Every so often, I get the chance to spend some time with her, and we have a whale of a time. She is a social butterfly, and still drives her little Agila. She has a fabulous garden, full of colour, and can bake a mean rock cake. She likes gin, and sherry, and whiskey. She eats proper chocolate and proper butter, and drinks proper coffee. She is a legend.

My grandmother is an inspiration to me because she is really living her life. She always has. When I was little, some of my favourite memories are of being at her house, riding the donkeys (yes, she had three!), running around the garden with my brothers, walking in the woods amongst the bluebells with the dogs, and playing with the puppet theatre she had. She wrote me a poem when I was younger, and I thought I'd share it with you, because when I read it, I can see myself through somebody else's eyes; somebody who loves me.

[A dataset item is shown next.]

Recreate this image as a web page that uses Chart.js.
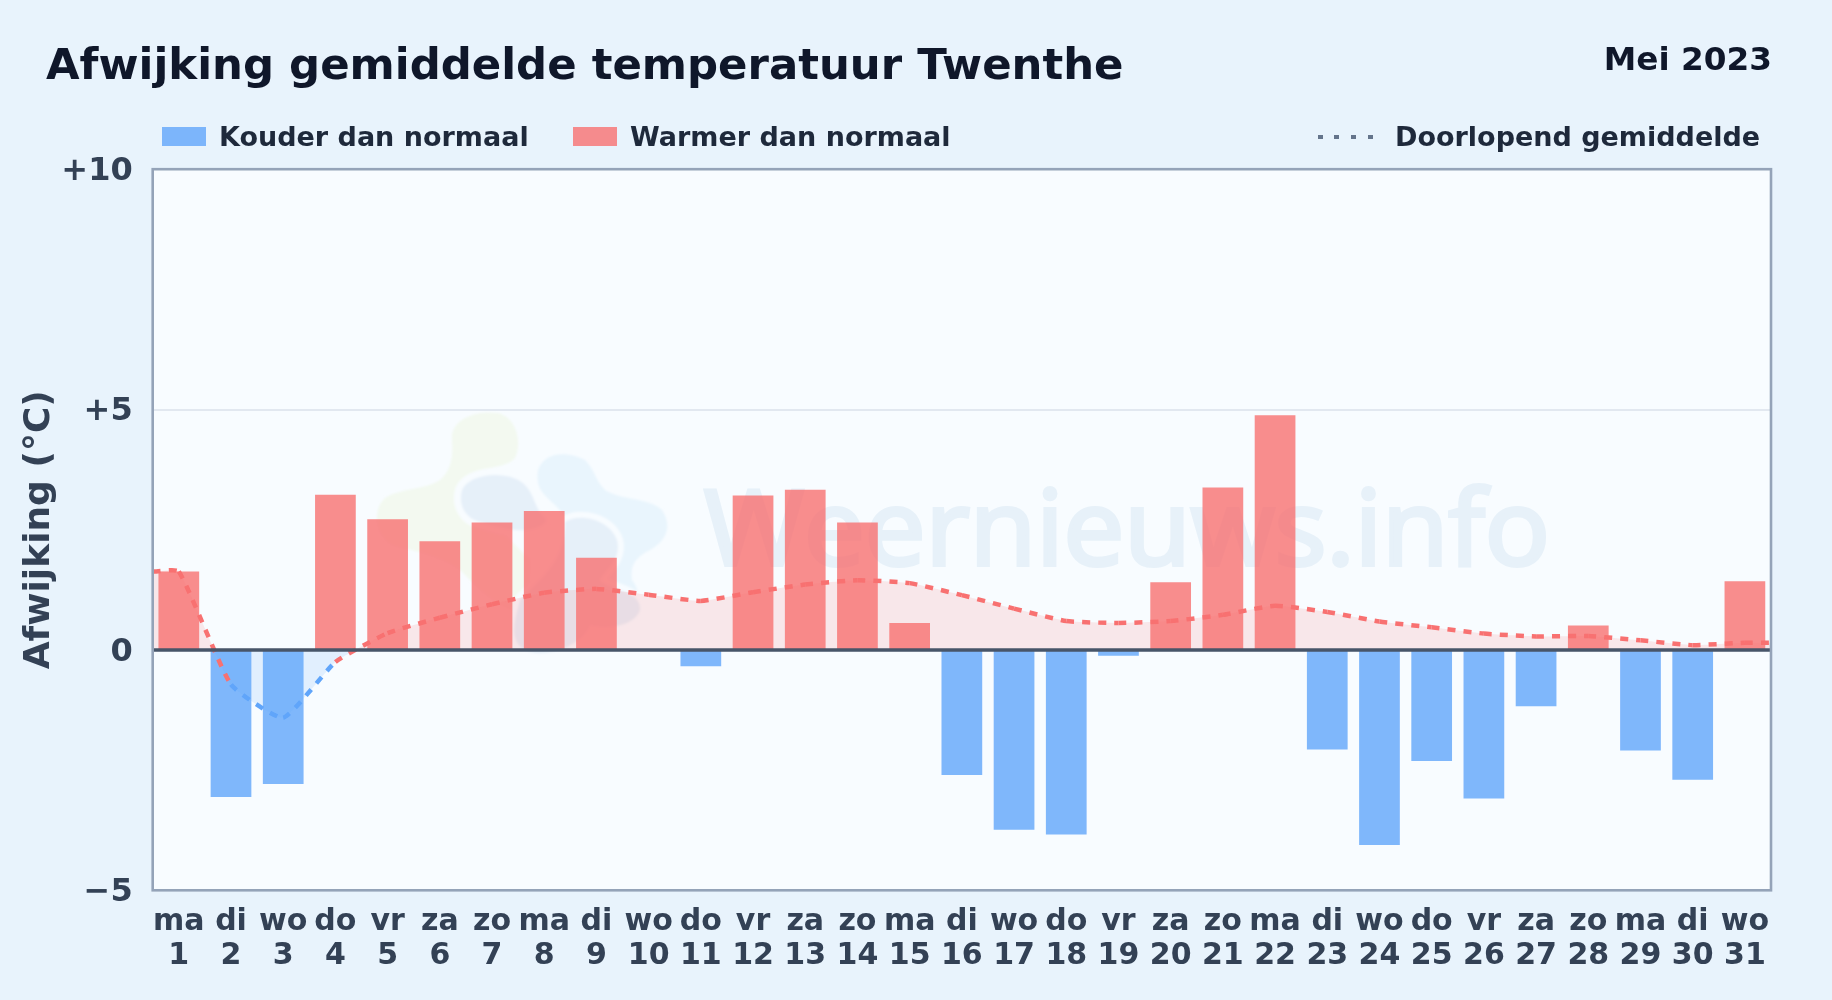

GRANDDAUGHTER by Alison Vernon

Flies lie on the ledge of the window
nobody opens, sleep-over cushions
cover pages of yesterday's news.
Friday's sweater drapes a chair.
A Coke tin, the Beano, biscuit crumbs -
all props for the room at the end of the house,
where gameboy boxes wait for a player
behind the blank bubble screen.

She walks in on quiet unnoticed feet,
sits at the upright piano (there is dust
on its gilt candelabra) -
and clicks into play mode.
Like bright water bubbling over stones
                       music spills from her fingers,
casting a spell on the pumpkin playroom,
lifting it into a golden concert hall.

Thank you, Ginny. I love you. I hope, when I'm in my eighties, I am as bright, sparkling, funny, loving, creative and inspiring as you are.